Her children, son-in-law, daughter-in-law and grandchildren all became characters in the book. Arbon herself even has a cameo as Charles’s mother, helping him make jam as a little boy. Since she has only granddaughters, she had to convince two of them to dress up as little boys for the shots of a very young Charles and his brother.

“It took a lot of bribes,” she said.

The clothing in the book came from a mixture of costumes Arbon pieced together and rented. The Union Army uniform was ordered from a Civil War re-enactment website. An afghan draped around the shoulders of her daughter, playing Libbie, was actually made by the wife of one of Charles and Libbie’s sons.

The locations for the photo shoots came from around The Dalles, including the kitchen at the Fort Dalles Museum’s Anderson House. Arbon has made a total of three visits to Corinth, and kept sending shots of the landscape to friends at the Corinth Civil War Interpretive Center to ask if they thought the scenery looked authentic.

“It was a blast to scout around areas I thought looked like Corinth,” Arbon said.

She even managed to get a shot of a little brown rabbit next to a blackberry bush to illustrate the moment when Charles worried the twigs he heard snapping were an approaching enemy solider.

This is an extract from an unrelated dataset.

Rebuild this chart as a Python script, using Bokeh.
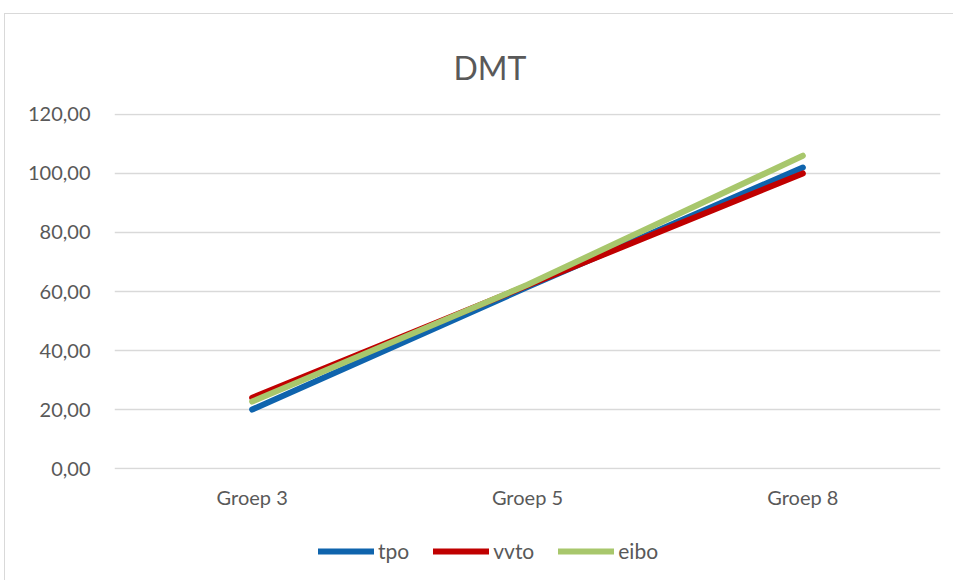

As she researched the 52nd Illinois for her book, Arbon decided to also create a website honoring the men who served in the regiment. She said it has been a joy to get to know other descendents of Charles and his brothers in arms whom she has gotten in touch with through the website, the52ndillinois.com.

Now that Arbon’s book is done, it will be available at Klindt’s Booksellers starting the week of July 29. A few historical sites have also volunteered to carry it, including the Ulysses S. Grant cottage in New York (Charles served under Grant at Shiloh).

“Guarding Camp, Finding Home,” is Arbon’s first book, but she said it might not be her last.

“I have so many fun stories from my family history that are really unique,” she said. “I have thought that this would be fun to do again.”